Sangat ironis di negeri yang sangat kaya raya ini kita belum bisa swasembada energi. Kita terlalu terpaku dengan minyak dan gas bumi yang terus menghantam defisit neraca perdagangan. Kami ingin mengembangkan kemampuan, khususnya di energi baru yang terbarukan. Di Jawa Timur fokus kunjungan saya beberapa waktu lalu mengenai potensi tenaga surya yang luar biasa, mulai dari rumahan hingga ke skala industri besar. Teknologinya bisa kita adopsi dengan mengajak investor yang peduli lingkungan.
Bagaimana pandangan Anda mengenai subsidi harga BBM dan LPG?

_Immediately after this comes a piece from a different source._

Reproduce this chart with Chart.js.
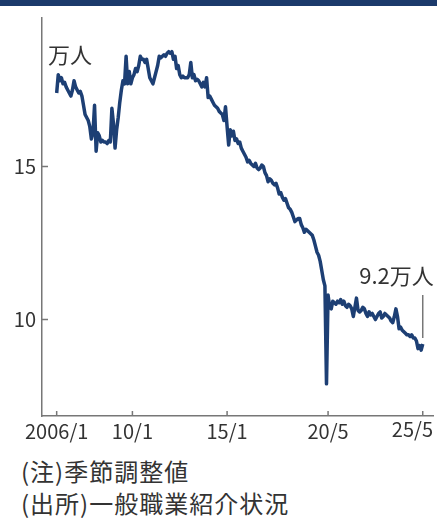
<!DOCTYPE html>
<html>
<head>
<meta charset="utf-8">
<script src="https://cdn.jsdelivr.net/npm/chart.js@4"></script>
<style>
  body { margin: 0; width: 437px; height: 519px; overflow: hidden; background: #fff; position: relative;
         font-family: 'Noto Sans CJK JP', sans-serif; color: #333; }
  #topbar { position: absolute; left: 0; top: 0; width: 437px; height: 6px; background: #1b3a6b; }
  #wrap { position: absolute; left: 0; top: 0; }
  .note { position: absolute; left: 21px; font-size: 24px; line-height: 28px; letter-spacing: 1px; white-space: nowrap; }
</style>
</head>
<body>
<div id="wrap"><canvas id="jobChart" width="452" height="452"></canvas></div>
<div id="topbar"></div>
<div class="note" style="top:457px">(注)季節調整値</div>
<div class="note" style="top:489px">(出所)一般職業紹介状況</div>
<script>
// monthly values, 万人, starting 2006/1
const values2006to2010 = [
  17.4, 18.0, 17.8, 17.9, 17.7, 17.75, 17.6, 17.5, 17.4, 17.3, 17.5, 17.8,
  17.6, 17.5, 17.4, 17.45, 17.3, 17.0, 16.7, 16.6, 16.5, 16.3, 15.9, 16.1,
  17.0, 15.5, 16.1, 16.0, 15.8, 15.85, 15.8, 15.8, 15.75, 15.85, 15.8, 16.9,
  16.4, 15.6, 16.2, 16.6, 17.1, 17.5, 17.8, 17.7, 18.6, 17.7, 18.1, 17.7,
  17.9, 18.0, 18.2, 18.1, 18.3, 18.6, 18.5, 18.5, 18.4, 18.5, 18.2, 17.9
];
const values2011to2015 = [
  17.8, 17.7, 17.9, 18.1, 18.3, 18.6, 18.55, 18.6, 18.65, 18.6, 18.7, 18.75,
  18.7, 18.75, 18.5, 18.6, 18.2, 18.3, 18.0, 17.9, 17.95, 17.9, 17.9, 17.9,
  18.0, 18.4, 17.9, 18.0, 17.8, 17.85, 17.8, 17.7, 17.6, 17.75, 17.6, 17.9,
  17.25, 17.3, 17.2, 17.1, 17.0, 16.95, 16.9, 16.8, 16.75, 16.7, 16.5, 16.95,
  16.3, 15.7, 16.2, 16.0, 16.15, 15.85, 15.9, 15.75, 15.8, 15.6, 15.5, 15.4
];
const values2016to2020 = [
  15.3, 15.15, 15.2, 15.1, 15.05, 15.0, 15.1, 14.95, 14.9, 14.95, 15.05, 15.0,
  14.8, 14.7, 14.5, 14.6, 14.55, 14.45, 14.4, 14.45, 14.3, 14.1, 14.15, 14.0,
  13.9, 13.95, 13.8, 13.65, 13.6, 13.5, 13.35, 13.2, 13.25, 13.3, 13.3, 13.1,
  13.0, 12.85, 12.95, 12.9, 12.85, 12.8, 12.75, 12.6, 12.4, 12.2, 12.1, 11.9,
  11.6, 11.3, 11.1, 7.9, 10.8, 10.4, 10.35, 10.6, 10.55, 10.5, 10.6, 10.55
];
const values2021to2025 = [
  10.65, 10.5, 10.6, 10.45, 10.4, 10.5, 10.45, 10.35, 10.1, 10.4, 10.7, 10.3,
  10.25, 10.3, 10.4, 10.35, 10.2, 10.1, 10.25, 10.15, 10.2, 10.1, 10.0, 10.1,
  10.2, 10.25, 10.05, 10.1, 10.2, 10.15, 10.1, 10.05, 9.95, 9.9, 10.1, 10.35,
  10.1, 9.7, 9.75, 9.65, 9.6, 9.55, 9.5, 9.5, 9.45, 9.5, 9.4, 9.4,
  9.3, 9.05, 9.15, 9.0, 9.2
];

const tickMonths = [0, 48, 108, 172, 232];
const tickLabels = ['2006/1', '10/1', '15/1', '20/5', '25/5'];
const yTickValues = [10, 15];
const unitLabel = '万人';
const lastLabel = '9.2万人';

const allValues = values2006to2010.concat(values2011to2015, values2016to2020, values2021to2025);
const points = allValues.map((v, i) => ({ x: i, y: v }));

const font = { family: "'Noto Sans CJK JP', sans-serif", size: 20 };

// ticks drawn inside the axes, the last x label pulled in, and the two text labels
const extras = {
  id: 'extras',
  afterDraw(chart) {
    const { ctx, chartArea, scales: { x, y } } = chart;
    ctx.save();
    ctx.strokeStyle = '#777';
    ctx.lineWidth = 1.5;
    ctx.beginPath();
    tickMonths.forEach(m => {
      const px = x.getPixelForValue(m);
      ctx.moveTo(px, chartArea.bottom);
      ctx.lineTo(px, chartArea.bottom - 5);
    });
    yTickValues.forEach(v => {
      const py = y.getPixelForValue(v);
      ctx.moveTo(chartArea.left, py);
      ctx.lineTo(chartArea.left + 6, py);
    });
    // leader to the last point
    const lastX = x.getPixelForValue(allValues.length - 1);
    ctx.moveTo(lastX, y.getPixelForValue(10.8));
    ctx.lineTo(lastX, y.getPixelForValue(9.4));
    ctx.stroke();

    ctx.fillStyle = '#333';
    ctx.textBaseline = 'top';
    ctx.textAlign = 'right';
    ctx.font = "20px 'Noto Sans CJK JP', sans-serif";
    ctx.fillText(tickLabels[tickLabels.length - 1], chartArea.right, x.top + 3);

    ctx.font = "22px 'Noto Sans CJK JP', sans-serif";
    ctx.textBaseline = 'middle';
    ctx.textAlign = 'left';
    ctx.fillText(unitLabel, chartArea.left + 6, chartArea.top + 37);
    ctx.textAlign = 'right';
    ctx.fillText(lastLabel, lastX + 11, y.getPixelForValue(11.45));
    ctx.restore();
  }
};

new Chart(document.getElementById('jobChart'), {
  type: 'line',
  data: {
    datasets: [{
      data: points,
      borderColor: '#1d3f74',
      borderWidth: 3.5,
      borderJoinStyle: 'round',
      pointRadius: 0,
      tension: 0,
      fill: false
    }]
  },
  options: {
    responsive: false,
    animation: false,
    layout: { padding: { top: 13, right: 19, left: 0, bottom: 0 } },
    plugins: { legend: { display: false }, tooltip: { enabled: false } },
    scales: {
      x: {
        type: 'linear',
        min: -9.3,
        max: 238.5,
        afterBuildTicks: s => { s.ticks = tickMonths.map(v => ({ value: v })); },
        afterFit: s => { s.height = 36; },
        grid: { display: false, drawTicks: false },
        border: { display: true, color: '#777', width: 1.5 },
        ticks: {
          autoSkip: false,
          maxRotation: 0,
          padding: 3,
          color: '#333',
          font: font,
          // last label is drawn by the plugin, right-aligned to the axis end
          callback: v => (v === tickMonths[tickMonths.length - 1] ? '' : tickLabels[tickMonths.indexOf(v)])
        }
      },
      y: {
        min: 6.85,
        max: 19.85,
        afterBuildTicks: s => { s.ticks = yTickValues.map(v => ({ value: v })); },
        afterFit: s => { s.width = 42; },
        grid: { display: false, drawTicks: false },
        border: { display: true, color: '#777', width: 1.5 },
        ticks: { padding: 6, color: '#333', font: font }
      }
    }
  },
  plugins: [extras]
});
</script>
</body>
</html>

Tentu kita harus membantu masyarakat ekonomi rendah dengan menerapkan pola subsidi yang tepat sasaran. Kami sudah lakukan di Pemprov DKI Jakarta, berbasis data untuk menyalurkannya. Kami bisa tahu siapa yang harus di subsidi, bukan produknya yang disubsidi.
Terkait soal listrik, elektrifikasi sudah mencapai di atas 90%. Apakah Anda akan melanjutkan program listrik 35.000 MW?
Bila kita ingin menjadi negara yang menyegarkan industrialisasi, harus hadirkan listrik. Kalau kita hanya bilang cukup, ya cukup untuk sekarang. Bila ingin mengundang investor untuk membuat pabrik besar perlu menambah jumlah pasokan daya listriknya. Jadi itu selalu sejalan dalam mengundang orang berinvestasi.
Bagaimana pandangan Prabowo-Sandi mengenai nasionalisasi aset migas?
Menurut saya kita lepaskan dari isu tersebut. Kami lihat apakah mengakuisisi kembali ini merupakan kebijakan yang membuat masyarakat sejahtera dan membuka lapangan kerja? Yang utama bagi kami, bagaimana bumi, air dan yang tergantung di dalamnya digunakan semaksimal mungkin untuk rakyat.
Bagaimana menurut Anda wacana Presiden harus turun langsung membenahi iklim investasi migas yang dinilai kurang menarik?
Kita sudah terlalu banyak institusi. Tapi yang perlu adalah delivery. Saya yakin bahwa kepemimpinan yang kuat akan mengirimkan satu keyakinan dan tingkat confidence yang tinggi kepada masyarakat bahwa sumber daya yang kita miliki digunakan untuk kesejahteraan. Presiden harus menjadi ujung dari tanggung jawab tersebut. Presiden harus bertanggung jawab dan harus terlibat atas keputusan tersebut.